Figure scripts

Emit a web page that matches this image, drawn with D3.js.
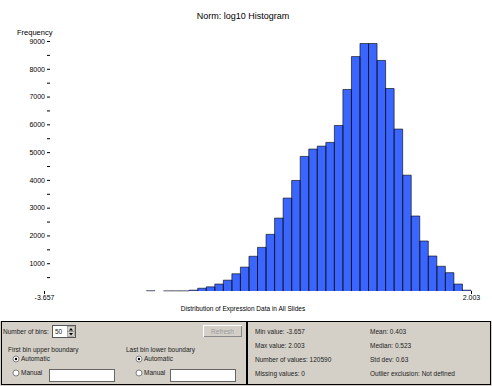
<!DOCTYPE html>
<html>
<head>
<meta charset="utf-8">
<script src="https://cdn.jsdelivr.net/npm/d3@7"></script>
<style>
  body { margin: 0; background: #fff; }
  text { font-family: "Liberation Sans", Arial, sans-serif; }
</style>
</head>
<body>
<svg id="chart"></svg>
<script>
// histogram data (50 bins between min and max)
var minValue = -3.657
var maxValue = 2.003
var binCounts = [0, 0, 0, 0, 0, 0, 0, 0, 0, 0, 0, 0,
                 8, 0, 5, 5, 5, 30, 100, 150, 250, 390, 620, 860,
                 1250, 1570, 2040, 2625, 3345, 3980, 4845, 5110, 5215, 5350,
                 5960, 7255, 8440, 8910, 8910, 8300, 7290, 5830, 4170, 2700,
                 1800, 1260, 890, 660, 250, 30]
var yTicks = [1000, 2000, 3000, 4000, 5000, 6000, 7000, 8000, 9000]
var yMinorTicks = [500, 1500, 2500, 3500, 4500, 5500, 6500, 7500, 8500]
var xTickLabels = ["-3.657", "2.003"]

// panel texts
var statsLeft = ["Min value: -3.657", "Max value: 2.003", "Number of values: 120590", "Missing values: 0"]
var statsRight = ["Mean: 0.403", "Median: 0.523", "Std dev: 0.63", "Outlier exclusion: Not defined"]

var width = 492, height = 386
var barColor = "#3a66ff"
var panelColor = "#d4d0c8"
var textColor = "#222"

var svg = d3.select("#chart")
    .attr("width", width)
    .attr("height", height)

var binWidth = (maxValue - minValue) / binCounts.length
var bins = binCounts.map((c, i) => ({x0: minValue + i * binWidth, x1: minValue + (i + 1) * binWidth, count: c}))

var x = d3.scaleLinear().domain([minValue, maxValue]).range([44, 471])
var y = d3.scaleLinear().domain([0, 9000]).range([291, 41])

//title
svg.append("text")
   .attr("x", 243).attr("y", 19)
   .attr("text-anchor", "middle")
   .attr("font-size", 9)
   .attr("fill", "#000")
   .text("Norm: log10 Histogram")

svg.append("text")
   .attr("x", 17).attr("y", 35)
   .attr("font-size", 7.5)
   .attr("fill", "#000")
   .text("Frequency")

//bars: blue fill, thin outline on top and sides
var shown = bins.filter(d => d.count > 0)
var bars = svg.append("g")
bars.selectAll("rect")
   .data(shown)
   .enter()
   .append("rect")
   .attr("x", d => x(d.x0))
   .attr("width", d => x(d.x1) - x(d.x0))
   .attr("y", d => y(d.count))
   .attr("height", d => y(0) - y(d.count))
   .attr("fill", barColor)
bars.selectAll("path")
   .data(shown)
   .enter()
   .append("path")
   .attr("d", d => `M${x(d.x0)},${y(0)}V${y(d.count)}H${x(d.x1)}V${y(0)}`)
   .attr("fill", "none")
   .attr("stroke", "#000")
   .attr("stroke-width", 0.6)

//y axis (no domain line)
var yAxis = d3.axisLeft(y).tickValues(yTicks).tickSize(3).tickPadding(2).tickFormat(d3.format("d"))
var gy = svg.append("g")
   .attr("transform", "translate(50,0)")
   .call(yAxis)
gy.select(".domain").remove()
gy.selectAll("text").attr("font-size", 7).attr("fill", "#000").attr("font-family", "Liberation Sans, Arial, sans-serif")
svg.append("g")
   .attr("transform", "translate(50,0)")
   .call(d3.axisLeft(y).tickValues(yMinorTicks).tickSize(3).tickFormat(""))
   .select(".domain").remove()

//x axis, only end ticks
var gx = svg.append("g")
   .attr("transform", "translate(0,291)")
   .call(d3.axisBottom(x).tickValues([minValue, maxValue]).tickSize(3).tickPadding(1)
           .tickFormat((d, i) => xTickLabels[i]))
gx.select(".domain").remove()
gx.selectAll("text").attr("font-size", 7).attr("fill", "#000").attr("font-family", "Liberation Sans, Arial, sans-serif")

svg.append("text")
   .attr("x", 243).attr("y", 311)
   .attr("text-anchor", "middle")
   .attr("font-size", 6.5)
   .attr("fill", "#000")
   .text("Distribution of Expression Data in All Slides")

//bottom control panel
var panelTop = 321
svg.append("rect")
   .attr("x", 0).attr("y", panelTop)
   .attr("width", width).attr("height", height - panelTop)
   .attr("fill", panelColor)
svg.append("rect")
   .attr("x", 1.5).attr("y", panelTop + 0.5)
   .attr("width", 245).attr("height", 63)
   .attr("fill", "none").attr("stroke", "#000")
svg.append("rect")
   .attr("x", 247.5).attr("y", panelTop + 0.5)
   .attr("width", 243).attr("height", 63)
   .attr("fill", "none").attr("stroke", "#000")

var panelText = function(tx, ty, s, col) {
    return svg.append("text")
       .attr("x", tx).attr("y", ty)
       .attr("font-size", 6.5)
       .attr("fill", col || textColor)
       .text(s)
}

//number of bins spinner
panelText(3, 334, "Number of bins:")
svg.append("rect").attr("x", 52.5).attr("y", 325.5).attr("width", 23).attr("height", 12)
   .attr("fill", "#fff").attr("stroke", "#555")
panelText(55, 334, "50")
svg.append("rect").attr("x", 67.5).attr("y", 326.5).attr("width", 7).attr("height", 5)
   .attr("fill", panelColor).attr("stroke", "#777").attr("stroke-width", 0.5)
svg.append("rect").attr("x", 67.5).attr("y", 331.5).attr("width", 7).attr("height", 5)
   .attr("fill", panelColor).attr("stroke", "#777").attr("stroke-width", 0.5)
svg.append("path").attr("d", "M69,330.5 L71,328 L73,330.5 Z").attr("fill", "#000")
svg.append("path").attr("d", "M69,333 L71,335.5 L73,333 Z").attr("fill", "#000")

//refresh button (disabled)
svg.append("rect").attr("x", 203.5).attr("y", 325.5).attr("width", 38).attr("height", 11)
   .attr("fill", panelColor).attr("stroke", "#fff")
svg.append("line").attr("x1", 204).attr("x2", 242).attr("y1", 336.5).attr("y2", 336.5).attr("stroke", "#888")
svg.append("line").attr("x1", 241.5).attr("x2", 241.5).attr("y1", 326).attr("y2", 337).attr("stroke", "#888")
panelText(222.5, 333.5, "Refresh", "#999").attr("text-anchor", "middle")

var boundaryGroups = [
    {label: "First bin upper boundary", x: 8, radioX: 16, fieldX: 49},
    {label: "Last bin lower boundary", x: 126, radioX: 139, fieldX: 170}
]
boundaryGroups.forEach(function(g) {
    panelText(g.x, 352, g.label)
    ;[{label: "Automatic", yy: 361, on: true}, {label: "Manual", yy: 375, on: false}].forEach(function(r) {
        svg.append("circle").attr("cx", g.radioX).attr("cy", r.yy - 2).attr("r", 3)
           .attr("fill", "#fff").attr("stroke", "#666").attr("stroke-width", 0.8)
        if (r.on) svg.append("circle").attr("cx", g.radioX).attr("cy", r.yy - 2).attr("r", 1.2).attr("fill", "#000")
        panelText(g.radioX + 5, r.yy, r.label)
    })
    svg.append("rect").attr("x", g.fieldX + 0.5).attr("y", 369.5).attr("width", 65).attr("height", 12)
       .attr("fill", "#fff").attr("stroke", "#666")
})

//summary statistics
statsLeft.forEach((s, i) => panelText(255, 334 + i * 14, s))
statsRight.forEach((s, i) => panelText(370, 334 + i * 14, s))
</script>
</body>
</html>
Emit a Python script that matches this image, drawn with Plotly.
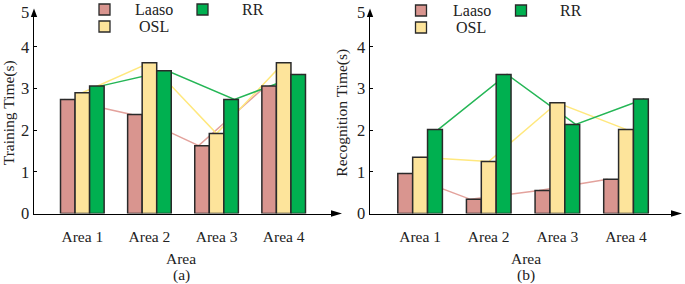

**THE PROBLEM**
Pictures in the data above should not be copied; transcribe everything else exactly.

**COMPLETED EXERCISE**
Emit a web page that matches this image, drawn with D3.js.
<!DOCTYPE html>
<html>
<head>
<meta charset="utf-8">
<script src="https://cdn.jsdelivr.net/npm/d3@7"></script>
<style>
  body { margin: 0; background: #fff; }
  text { font-family: "Liberation Sans", Arial, sans-serif; }
</style>
</head>
<body>
<svg id="chart"></svg>
<script>
// histogram data (50 bins between min and max)
var minValue = -3.657
var maxValue = 2.003
var binCounts = [0, 0, 0, 0, 0, 0, 0, 0, 0, 0, 0, 0,
                 8, 0, 5, 5, 5, 30, 100, 150, 250, 390, 620, 860,
                 1250, 1570, 2040, 2625, 3345, 3980, 4845, 5110, 5215, 5350,
                 5960, 7255, 8440, 8910, 8910, 8300, 7290, 5830, 4170, 2700,
                 1800, 1260, 890, 660, 250, 30]
var yTicks = [1000, 2000, 3000, 4000, 5000, 6000, 7000, 8000, 9000]
var yMinorTicks = [500, 1500, 2500, 3500, 4500, 5500, 6500, 7500, 8500]
var xTickLabels = ["-3.657", "2.003"]

// panel texts
var statsLeft = ["Min value: -3.657", "Max value: 2.003", "Number of values: 120590", "Missing values: 0"]
var statsRight = ["Mean: 0.403", "Median: 0.523", "Std dev: 0.63", "Outlier exclusion: Not defined"]

var width = 492, height = 386
var barColor = "#3a66ff"
var panelColor = "#d4d0c8"
var textColor = "#222"

var svg = d3.select("#chart")
    .attr("width", width)
    .attr("height", height)

var binWidth = (maxValue - minValue) / binCounts.length
var bins = binCounts.map((c, i) => ({x0: minValue + i * binWidth, x1: minValue + (i + 1) * binWidth, count: c}))

var x = d3.scaleLinear().domain([minValue, maxValue]).range([44, 471])
var y = d3.scaleLinear().domain([0, 9000]).range([291, 41])

//title
svg.append("text")
   .attr("x", 243).attr("y", 19)
   .attr("text-anchor", "middle")
   .attr("font-size", 9)
   .attr("fill", "#000")
   .text("Norm: log10 Histogram")

svg.append("text")
   .attr("x", 17).attr("y", 35)
   .attr("font-size", 7.5)
   .attr("fill", "#000")
   .text("Frequency")

//bars: blue fill, thin outline on top and sides
var shown = bins.filter(d => d.count > 0)
var bars = svg.append("g")
bars.selectAll("rect")
   .data(shown)
   .enter()
   .append("rect")
   .attr("x", d => x(d.x0))
   .attr("width", d => x(d.x1) - x(d.x0))
   .attr("y", d => y(d.count))
   .attr("height", d => y(0) - y(d.count))
   .attr("fill", barColor)
bars.selectAll("path")
   .data(shown)
   .enter()
   .append("path")
   .attr("d", d => `M${x(d.x0)},${y(0)}V${y(d.count)}H${x(d.x1)}V${y(0)}`)
   .attr("fill", "none")
   .attr("stroke", "#000")
   .attr("stroke-width", 0.6)

//y axis (no domain line)
var yAxis = d3.axisLeft(y).tickValues(yTicks).tickSize(3).tickPadding(2).tickFormat(d3.format("d"))
var gy = svg.append("g")
   .attr("transform", "translate(50,0)")
   .call(yAxis)
gy.select(".domain").remove()
gy.selectAll("text").attr("font-size", 7).attr("fill", "#000").attr("font-family", "Liberation Sans, Arial, sans-serif")
svg.append("g")
   .attr("transform", "translate(50,0)")
   .call(d3.axisLeft(y).tickValues(yMinorTicks).tickSize(3).tickFormat(""))
   .select(".domain").remove()

//x axis, only end ticks
var gx = svg.append("g")
   .attr("transform", "translate(0,291)")
   .call(d3.axisBottom(x).tickValues([minValue, maxValue]).tickSize(3).tickPadding(1)
           .tickFormat((d, i) => xTickLabels[i]))
gx.select(".domain").remove()
gx.selectAll("text").attr("font-size", 7).attr("fill", "#000").attr("font-family", "Liberation Sans, Arial, sans-serif")

svg.append("text")
   .attr("x", 243).attr("y", 311)
   .attr("text-anchor", "middle")
   .attr("font-size", 6.5)
   .attr("fill", "#000")
   .text("Distribution of Expression Data in All Slides")

//bottom control panel
var panelTop = 321
svg.append("rect")
   .attr("x", 0).attr("y", panelTop)
   .attr("width", width).attr("height", height - panelTop)
   .attr("fill", panelColor)
svg.append("rect")
   .attr("x", 1.5).attr("y", panelTop + 0.5)
   .attr("width", 245).attr("height", 63)
   .attr("fill", "none").attr("stroke", "#000")
svg.append("rect")
   .attr("x", 247.5).attr("y", panelTop + 0.5)
   .attr("width", 243).attr("height", 63)
   .attr("fill", "none").attr("stroke", "#000")

var panelText = function(tx, ty, s, col) {
    return svg.append("text")
       .attr("x", tx).attr("y", ty)
       .attr("font-size", 6.5)
       .attr("fill", col || textColor)
       .text(s)
}

//number of bins spinner
panelText(3, 334, "Number of bins:")
svg.append("rect").attr("x", 52.5).attr("y", 325.5).attr("width", 23).attr("height", 12)
   .attr("fill", "#fff").attr("stroke", "#555")
panelText(55, 334, "50")
svg.append("rect").attr("x", 67.5).attr("y", 326.5).attr("width", 7).attr("height", 5)
   .attr("fill", panelColor).attr("stroke", "#777").attr("stroke-width", 0.5)
svg.append("rect").attr("x", 67.5).attr("y", 331.5).attr("width", 7).attr("height", 5)
   .attr("fill", panelColor).attr("stroke", "#777").attr("stroke-width", 0.5)
svg.append("path").attr("d", "M69,330.5 L71,328 L73,330.5 Z").attr("fill", "#000")
svg.append("path").attr("d", "M69,333 L71,335.5 L73,333 Z").attr("fill", "#000")

//refresh button (disabled)
svg.append("rect").attr("x", 203.5).attr("y", 325.5).attr("width", 38).attr("height", 11)
   .attr("fill", panelColor).attr("stroke", "#fff")
svg.append("line").attr("x1", 204).attr("x2", 242).attr("y1", 336.5).attr("y2", 336.5).attr("stroke", "#888")
svg.append("line").attr("x1", 241.5).attr("x2", 241.5).attr("y1", 326).attr("y2", 337).attr("stroke", "#888")
panelText(222.5, 333.5, "Refresh", "#999").attr("text-anchor", "middle")

var boundaryGroups = [
    {label: "First bin upper boundary", x: 8, radioX: 16, fieldX: 49},
    {label: "Last bin lower boundary", x: 126, radioX: 139, fieldX: 170}
]
boundaryGroups.forEach(function(g) {
    panelText(g.x, 352, g.label)
    ;[{label: "Automatic", yy: 361, on: true}, {label: "Manual", yy: 375, on: false}].forEach(function(r) {
        svg.append("circle").attr("cx", g.radioX).attr("cy", r.yy - 2).attr("r", 3)
           .attr("fill", "#fff").attr("stroke", "#666").attr("stroke-width", 0.8)
        if (r.on) svg.append("circle").attr("cx", g.radioX).attr("cy", r.yy - 2).attr("r", 1.2).attr("fill", "#000")
        panelText(g.radioX + 5, r.yy, r.label)
    })
    svg.append("rect").attr("x", g.fieldX + 0.5).attr("y", 369.5).attr("width", 65).attr("height", 12)
       .attr("fill", "#fff").attr("stroke", "#666")
})

//summary statistics
statsLeft.forEach((s, i) => panelText(255, 334 + i * 14, s))
statsRight.forEach((s, i) => panelText(370, 334 + i * 14, s))
</script>
</body>
</html>
Emit a Python script that matches this image, drawn with Plotly.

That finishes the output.